In a written reply to a question from Jabu Sosibo (African National Congress), he
said child trafficking was not prevalent in South Africa.
"Neither can South Africa be described as a "key role player" in respect of this particular crime."
"If a person removes a child illegally from South Africa a
person will usually be arrested for having committed the crime of
`kidnapping' or `abduction'.
"If a child is `sold', the act usually falls within the ambit of legislation dealing with illegal adoptions," he said.
Parliament's joint monitoring committee on the improvement of
quality of life and status of children last month heard submissions from a child rights organisation, Molo Songololo, on the sexual exploitation of local children.
Gangs and parents the main culprits
Molo Songololo spokesperson Debora Mobilyn told MPs the
trafficking of South African children was "predominantly an
in-country phenomenon".
Mobilyn said the main traffickers were the children's own
parents and local gangs, who sometimes colluded.
"Girl children are the primary targets, although boy children
have also been identified as victims."
The girls ranged in age from four to 17 years.

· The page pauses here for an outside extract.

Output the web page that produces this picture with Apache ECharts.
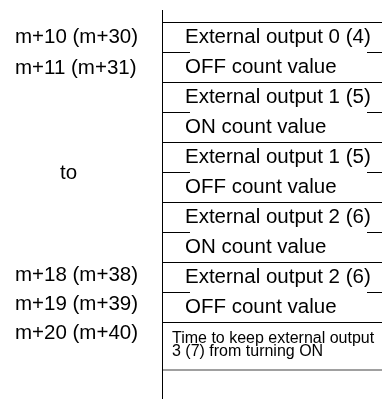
<!DOCTYPE html>
<html>
<head>
<meta charset="utf-8">
<script src="https://cdn.jsdelivr.net/npm/echarts@6/dist/echarts.min.js"></script>
<style>
html,body{margin:0;padding:0;background:#fff;}
#chart{width:382px;height:399px;}
</style>
</head>
<body>
<div id="chart"></div>
<script>
// Table cell texts (one per row of the memory map)
const cellTexts = [
  "External output 0 (4)",
  "OFF count value",
  "External output 1 (5)",
  "ON count value",
  "External output 1 (5)",
  "OFF count value",
  "External output 2 (6)",
  "ON count value",
  "External output 2 (6)",
  "OFF count value",
  "Time to keep external output\n3 (7) from turning ON"
];
// Left address labels and the row position (in row units) they sit at
const addressLabels = ["m+10 (m+30)", "m+11 (m+31)", "to", "m+18 (m+38)", "m+19 (m+39)", "m+20 (m+40)"];
const addressRows   = [0.5, 1.53, 5.03, 8.43, 9.42, 10.37];
const lastRowSpan = 1.6;

const FONT = '"Liberation Sans", Arial, sans-serif';
const chart = echarts.init(document.getElementById('chart'));

function crisp(v){ return Math.round(v - 0.5) + 0.5; }

chart.setOption({
  animation: false,
  backgroundColor: '#fff',
  grid: {left: 0, right: 0, top: 22, height: 300},
  xAxis: {type: 'value', min: 0, max: 382, show: false},
  yAxis: {type: 'value', min: 0, max: 10, inverse: true, show: false},
  series: [
    {
      type: 'custom',
      clip: false,
      silent: true,
      data: cellTexts.map((t, i) => [i, t]),
      renderItem: function (params, api) {
        const i = api.value(0);
        const text = cellTexts[i];
        const last = i === cellTexts.length - 1;
        const span = last ? lastRowSpan : 1;
        const top = api.coord([0, i])[1];
        const bottom = api.coord([0, i + span])[1];
        const xLeft = api.coord([163, 0])[0];
        const xRight = api.coord([382, 0])[0];
        const yl = crisp(top + 0.5);
        const children = [];
        const ls = {stroke: '#000', lineWidth: 1};
        if (i % 2 === 0) {
          children.push({type: 'line', shape: {x1: xLeft, y1: yl, x2: xRight, y2: yl}, style: ls});
        } else {
          children.push({type: 'line', shape: {x1: xLeft, y1: yl, x2: api.coord([190, 0])[0], y2: yl}, style: ls});
          children.push({type: 'line', shape: {x1: api.coord([367, 0])[0], y1: yl, x2: xRight, y2: yl}, style: ls});
        }
        if (last) {
          const yb = bottom;
          children.push({type: 'line', shape: {x1: xLeft, y1: yb, x2: xRight, y2: yb}, style: {stroke: '#808080', lineWidth: 1.6}});
          children.push({
            type: 'text',
            style: {
              x: api.coord([172, 0])[0], y: top + 10,
              text: text, fill: '#000', font: '16px ' + FONT,
              lineHeight: 13, align: 'left', verticalAlign: 'top'
            }
          });
        } else {
          children.push({
            type: 'text',
            style: {
              x: api.coord([185, 0])[0], y: (top + bottom) / 2,
              text: text, fill: '#000', font: '20.5px ' + FONT,
              align: 'left', verticalAlign: 'middle'
            }
          });
        }
        if (i === 0) {
          const xv = crisp(api.coord([162, 0])[0] + 0.5);
          children.push({type: 'line', shape: {x1: xv, y1: 10, x2: xv, y2: 399}, style: ls});
        }
        return {type: 'group', children: children};
      }
    },
    {
      type: 'custom',
      clip: false,
      silent: true,
      data: addressLabels.map((t, i) => [addressRows[i], t]),
      renderItem: function (params, api) {
        const idx = params.dataIndex;
        const text = addressLabels[idx];
        const y = api.coord([0, api.value(0)])[1];
        const x = api.coord([text === 'to' ? 60 : 15, 0])[0];
        return {
          type: 'text',
          style: {
            x: x, y: y, text: text, fill: '#000',
            font: '20.5px ' + FONT, align: 'left', verticalAlign: 'middle'
          }
        };
      }
    }
  ]
});
</script>
</body>
</html>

The reasons for an increase in the phenomenon locally "lie
primarily in the economic situation in South Africa".
"Demand for sex with children is another primary cause."
Research for the report, which had started in Cape Town, had
taken her organisation's investigators as far afield as Port
Elizabeth, Durban, Johannesburg and Pretoria.
The trade in children was linked to the illegal trade in guns
and drugs, and to prostitution.
Mobilyn said the aim of her briefing was to create awareness
among government officials of the levels of sexual abuse of
children in South Africa.
Being trafficked into slavery
Child trafficking was "one of the fastest-growing enterprises in the global economy".
"And South Africa is emerging as a key role player in the
trafficking and sexual exploitation of children," she reportedly
said.
Meanwhile, parliament's task group on the sexual abuse of
children, in its draft report, noted the finding of the SALC's
project committee that South African children were increasingly
being trafficked by their own parents into slavery or prostitution in order to generate income or to pay off a debt.
"The task group expresses its deep concern about these forms of sexual abuse of children," states the draft, which will be finalised next week.
It urges the SALC to proceed as speedily as possible with
drafting proposals for a new sexual offences act.
"The task group encourages the South African Law Commission to
include in its draft of the new children's statute a general
provision that criminalises the trafficking in children," says the draft report.